> **Input records**:
»»

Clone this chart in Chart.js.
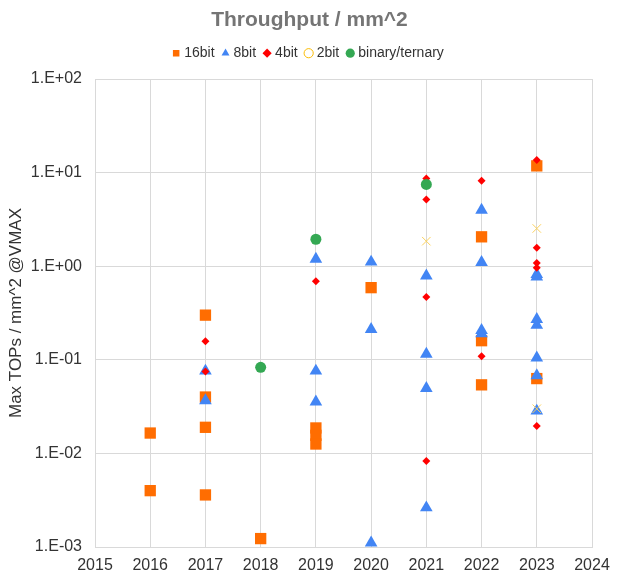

««
»»

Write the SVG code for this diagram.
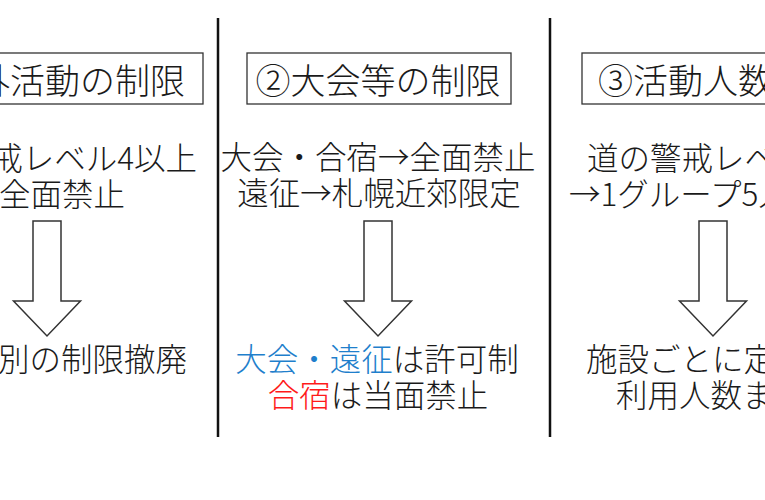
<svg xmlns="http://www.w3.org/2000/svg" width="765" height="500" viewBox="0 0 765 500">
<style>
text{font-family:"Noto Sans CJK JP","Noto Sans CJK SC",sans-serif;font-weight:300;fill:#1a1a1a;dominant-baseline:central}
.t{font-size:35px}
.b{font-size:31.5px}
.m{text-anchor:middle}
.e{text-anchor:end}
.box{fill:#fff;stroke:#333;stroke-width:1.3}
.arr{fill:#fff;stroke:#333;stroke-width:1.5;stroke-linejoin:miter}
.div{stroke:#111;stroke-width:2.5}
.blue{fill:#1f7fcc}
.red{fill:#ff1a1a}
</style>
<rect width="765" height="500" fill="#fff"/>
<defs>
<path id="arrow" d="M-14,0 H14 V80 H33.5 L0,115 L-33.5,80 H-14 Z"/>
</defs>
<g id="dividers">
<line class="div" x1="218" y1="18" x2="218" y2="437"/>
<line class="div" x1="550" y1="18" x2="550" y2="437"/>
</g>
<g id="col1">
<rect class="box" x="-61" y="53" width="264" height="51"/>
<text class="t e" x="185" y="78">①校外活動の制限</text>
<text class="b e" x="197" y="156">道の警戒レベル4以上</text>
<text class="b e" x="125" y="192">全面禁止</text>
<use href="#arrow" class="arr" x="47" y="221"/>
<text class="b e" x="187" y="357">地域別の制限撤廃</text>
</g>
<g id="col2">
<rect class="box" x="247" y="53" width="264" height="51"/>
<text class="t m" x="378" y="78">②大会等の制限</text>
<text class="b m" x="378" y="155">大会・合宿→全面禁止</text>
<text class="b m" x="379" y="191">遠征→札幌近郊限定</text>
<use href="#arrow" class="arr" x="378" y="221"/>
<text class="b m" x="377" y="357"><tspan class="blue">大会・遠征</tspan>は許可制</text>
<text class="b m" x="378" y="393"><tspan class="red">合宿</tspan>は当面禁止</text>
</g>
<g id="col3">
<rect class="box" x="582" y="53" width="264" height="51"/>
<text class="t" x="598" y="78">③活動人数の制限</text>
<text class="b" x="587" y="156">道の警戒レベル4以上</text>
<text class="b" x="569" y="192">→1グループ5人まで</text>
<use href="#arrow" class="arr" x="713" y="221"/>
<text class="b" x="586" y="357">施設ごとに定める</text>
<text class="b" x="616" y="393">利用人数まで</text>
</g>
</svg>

««
»»

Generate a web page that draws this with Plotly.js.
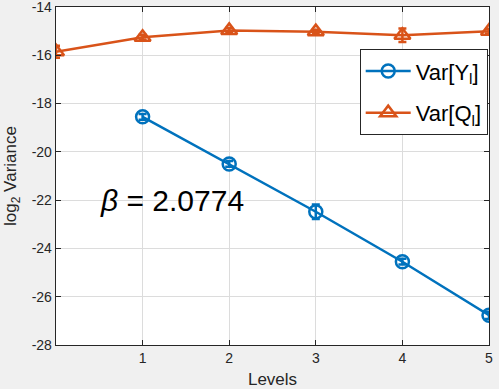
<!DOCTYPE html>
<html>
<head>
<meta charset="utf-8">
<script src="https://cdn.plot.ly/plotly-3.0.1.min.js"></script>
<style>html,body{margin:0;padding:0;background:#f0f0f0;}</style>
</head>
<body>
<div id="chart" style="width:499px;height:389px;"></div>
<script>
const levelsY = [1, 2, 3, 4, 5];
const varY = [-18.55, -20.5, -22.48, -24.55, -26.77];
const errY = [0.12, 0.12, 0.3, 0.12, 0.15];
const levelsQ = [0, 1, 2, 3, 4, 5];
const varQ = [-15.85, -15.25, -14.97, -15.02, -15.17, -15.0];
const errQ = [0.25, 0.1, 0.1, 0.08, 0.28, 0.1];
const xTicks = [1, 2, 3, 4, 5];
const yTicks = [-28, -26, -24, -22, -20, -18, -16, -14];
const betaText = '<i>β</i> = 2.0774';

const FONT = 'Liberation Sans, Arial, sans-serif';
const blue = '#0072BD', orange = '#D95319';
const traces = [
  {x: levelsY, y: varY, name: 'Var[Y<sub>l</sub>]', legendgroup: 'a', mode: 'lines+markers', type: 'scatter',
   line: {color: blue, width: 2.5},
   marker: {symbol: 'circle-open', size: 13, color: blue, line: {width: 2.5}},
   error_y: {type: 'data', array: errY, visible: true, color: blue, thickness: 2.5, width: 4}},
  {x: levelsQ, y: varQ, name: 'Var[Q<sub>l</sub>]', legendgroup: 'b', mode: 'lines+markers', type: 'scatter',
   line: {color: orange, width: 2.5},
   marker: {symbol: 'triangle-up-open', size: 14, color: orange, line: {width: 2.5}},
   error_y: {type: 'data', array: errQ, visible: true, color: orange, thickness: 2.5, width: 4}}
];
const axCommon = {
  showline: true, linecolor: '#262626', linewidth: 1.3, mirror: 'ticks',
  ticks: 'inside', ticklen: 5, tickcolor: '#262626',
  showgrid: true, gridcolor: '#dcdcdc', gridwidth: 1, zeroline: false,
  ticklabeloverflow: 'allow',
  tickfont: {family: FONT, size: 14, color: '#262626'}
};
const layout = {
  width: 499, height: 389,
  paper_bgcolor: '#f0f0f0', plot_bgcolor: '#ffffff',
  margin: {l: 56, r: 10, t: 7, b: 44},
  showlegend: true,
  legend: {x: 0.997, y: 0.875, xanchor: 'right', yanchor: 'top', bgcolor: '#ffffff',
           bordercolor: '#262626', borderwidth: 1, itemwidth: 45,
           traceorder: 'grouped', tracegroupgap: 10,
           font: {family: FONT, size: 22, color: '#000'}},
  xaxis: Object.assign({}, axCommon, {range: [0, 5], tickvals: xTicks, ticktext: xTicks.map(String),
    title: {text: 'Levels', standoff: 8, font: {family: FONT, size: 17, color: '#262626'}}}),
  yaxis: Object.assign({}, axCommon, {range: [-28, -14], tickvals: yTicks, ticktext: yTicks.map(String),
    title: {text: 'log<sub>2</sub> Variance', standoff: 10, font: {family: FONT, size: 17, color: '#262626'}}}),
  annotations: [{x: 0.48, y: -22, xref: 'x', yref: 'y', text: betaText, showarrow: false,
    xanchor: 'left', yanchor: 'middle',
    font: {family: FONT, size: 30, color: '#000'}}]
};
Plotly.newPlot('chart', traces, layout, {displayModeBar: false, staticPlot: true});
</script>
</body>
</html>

««

> **What you need to do**:
Check each line of the records for "chart" and copy the ones that contain it.

> **Final answer**:
Clone this chart in Chart.js.
<div id="chart" style="width:499px;height:389px;"></div>
Plotly.newPlot('chart', traces, layout, {displayModeBar: false, staticPlot: true});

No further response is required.